5 Top Tips for Remote Teaching

Post by Lydia Harrison | Instructional Editor & Content Curator

Read on for a collection of tips and tricks to help make remote learning a more enjoyable experience for your students and for yourself.


Whew! What a whirlwind this past semester has been! It's hard to believe that at the beginning of the semester everyone was following the same routine and chugging along as they had in the previous semesters. Now that finals are over, instructors everywhere have been reflecting on their experience with remote learning, both for themselves and their students. Looking back, some things may have worked, and others maybe didn’t, and that’s okay! Everyone is in the same boat, and the summer provides a great opportunity to pause for a few days, let your brain slow down, and begin to think critically about this experience. Whether you are returning to campus or continuing with remote learning in the upcoming semesters, this is a good time to think about how you might apply what you have learned over the last couple of months.  Regardless of your situation, we are here to help and provide five quick tips to make remote learning a more enjoyable experience for your students and for yourself. 

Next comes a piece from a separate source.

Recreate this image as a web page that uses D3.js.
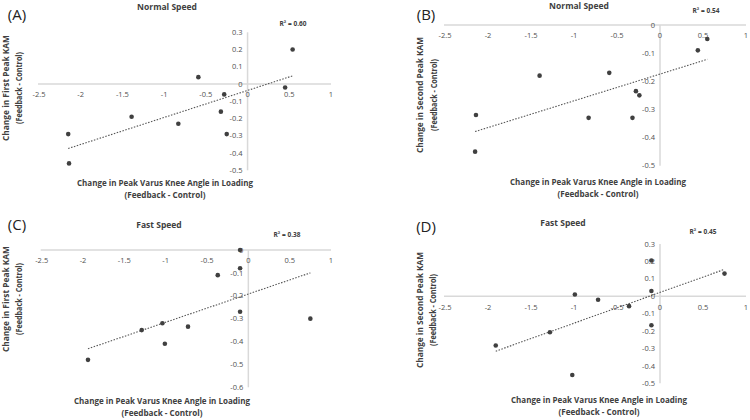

1) Be Clear About Expectations

Students will be juggling multiple courses, all with different homework types, exams, and projects. That’s nothing new. What is new, is that it may not be as easy for students to ask a question if expectations aren’t clear. Explain what is required of students early on in the course (the first day) both in print format via the syllabus or email, and in synchronous or asynchronous video if possible. Continue to reinforce your expectations throughout the semester. If expectations are not being met, provide coaching feedback immediately that helps students understand what needs to change. 


2) Establish a Dedicated Communication Channel


Set up a method for students to communicate with you that is easy for them and not stressful for you. Any type of communication you prefer (email, text, Zoom, Slack, etc.) is fine, but be sure to establish early that this is the best way to reach you. Set personal goals for yourself that you can meet, such as addressing each email received from students by the end of the day. Consider creating a separate email folder to organize incoming questions and manually move them there until you have time to dedicate to providing thoughtful responses. If you’re feeling adventurous, try using email rules to automate that process. Hold yourself accountable to the personal goal you set and find a comfortable rhythm that works. Your students (and your sanity) will thank you!


3) Keep Class Personal


With remote learning, students can feel isolated and disconnected from their professors and peers. The small, personal interactions that take place in the classroom help to create community among the class and build strong relationships with instructors. While that can’t be 100% recreated behind a computer screen, you can still add personal touches easily. Try using an email merge function to send all your students (yes, all...even if you have 300 in your class) a personalized email just checking in to see how they are doing. Small things like that go a long way!


4) Have a Single Source of Truth


Syllabus, email, LMS, course website, discussion boards… There can be lots of places to post information about dues dates, assignments, and exams. When adaptations are required it is super easy to miss changing something somewhere. These miscommunications cause frustration for everyone. Establishing a single source of truth lets students know exactly where to go for the information they need, and makes it easier for you to update when needed. For example, add a “Due Dates” page to your LMS, and instead of listing the due date on each assignment, put “See Due Date page in LMS”. That way, if (when) something changes, you can quickly make that change  in one spot and send a short email to update everyone. 


5) Maintain Flexibility


“Flexibility is key” may be cliche, but it is true now more than ever. The truth is, we don’t know what each individual student is going through. Home environments, family health issues, stress levels, and many other things may be impacting performance. Opening up to an increased level of flexibility can help a struggling student and have a greater impact  than we might think. Sure, a small number of students may try to “scam the system”, but now is a good time to take the approach of assuming intentions are not nefarious until you’re proven wrong.